The Apache Cassandra ring nodes require periodic maintenance to ensure consistency across all nodes. To perform this maintenance, use the following command:

apigee-service apigee-cassandra apigee_repair -pr

Apigee recommends the following when running this command:

  • Run on every Cassandra node (across all regions or data centers).
  • Run on one node at a time, to ensure consistency across all nodes in the ring. Running repair jobs on multiple nodes at the same time can impair the health of Cassandra.

    To check if a repair job on a node has completed successfully, look in the nodes's system.log file for an entry with the latest repair session's UUID and the phrase "session completed successfully." Here is a sample log entry:

    INFO [AntiEntropySessions:1] 2015-03-01 10:02:56,245 RepairSession.java (line 282) [repair #2e7009b0-c03d-11e4-9012-99a64119c9d8] session completed successfully"
    Ref: https://support.datastax.com/hc/en-us/articles/204226329-How-to-check-if-a-scheduled-nodetool-repair-ran-successfully
  • Run during periods of relatively low workload (the tool imposes a significant load on the system).
  • Run at least every seven days in order to eliminate problems related to Cassandra's "forgotten deletes".
  • Run on different nodes on different days, or schedule it so that there are several hours between running it on each node.
  • Use the -pr option (partitioner range) to specify the primary partitioner range of the node only.

If you enabled JMX authentication for Cassandra, you must include the username and password when you invoke nodetool. For example:

apigee-service apigee-cassandra apigee_repair -u username -pw password -pr

You can also run the following command to check the supported options of apigee_repair:

apigee-service apigee-cassandra apigee_repair -h

Note: apigee_repair is a wrapper around Cassandra's nodetool repair, which performs additional checks before performing Cassandra's repair.

For more information, see the following resources:

Log file maintenance

Cassandra logs are stored in the /opt/apigee/var/log/cassandra directory on each node. By default, a maximum of 50 log files, each with a maximum size of 20 MB, can be created; once this limit is reached older logs are deleted when newer logs are created.

If you should find that Cassandra log files are taking up excessive space, you can modify the amount of space allocated for log files by editing the log4j settings.

  1. Edit /opt/apigee/customer/application/cassandra.properties to set the following properties.
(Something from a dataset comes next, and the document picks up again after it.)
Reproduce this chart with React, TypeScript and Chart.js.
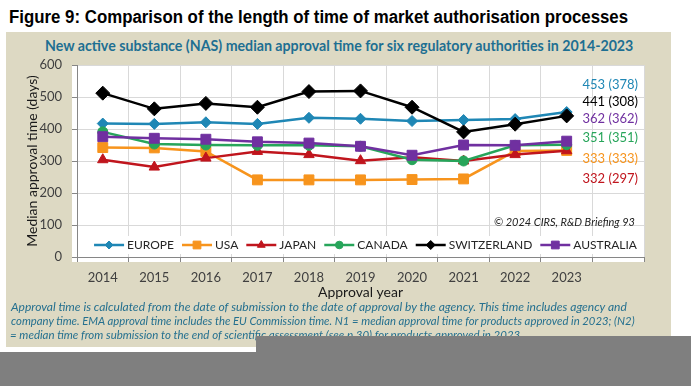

If that file does not exist, create it:
    # max file size
    conf_logback_maxbackupindex=50 # max open files
  2. Restart Cassandra by using the following command:
    /opt/apigee/apigee-service/bin/apigee-service apigee-cassandra restart

Disk space maintenance

You should monitor Cassandra disk utilization regularly to ensure at least 50 percent of each disk is free. If disk utilization climbs above 50 percent, we recommend that you add more disk space to reduce the percentage that is in use.

Cassandra automatically performs the following operations to reduce its own disk utilization:

  • Authentication token deletion when tokens expire. However, it may take a couple of weeks to free up the disk space the tokens were using, depending on your configuration. If automatic deletion is not adequate to maintain sufficient disk space, contact support to learn about manually deleting tokens to recover space.
  • Data compaction. We recommend changing the compaction strategy on keyspaces to LeveledCompactionStrategy, which offers better disk utilization strategies than the default SizeTieredCompactionStrategy. See Leveled Compaction Strategy.

Note: When Cassandra performs data compactions, it can take a considerable amount of CPU cycles and memory. But resource utilization should return to normal once compactions are complete. You can run the 'Nodetool compactionstats' command on each node to check if compaction is running. The output of compactionstats informs you if there are pending compactions to be executed and the estimated time for completion.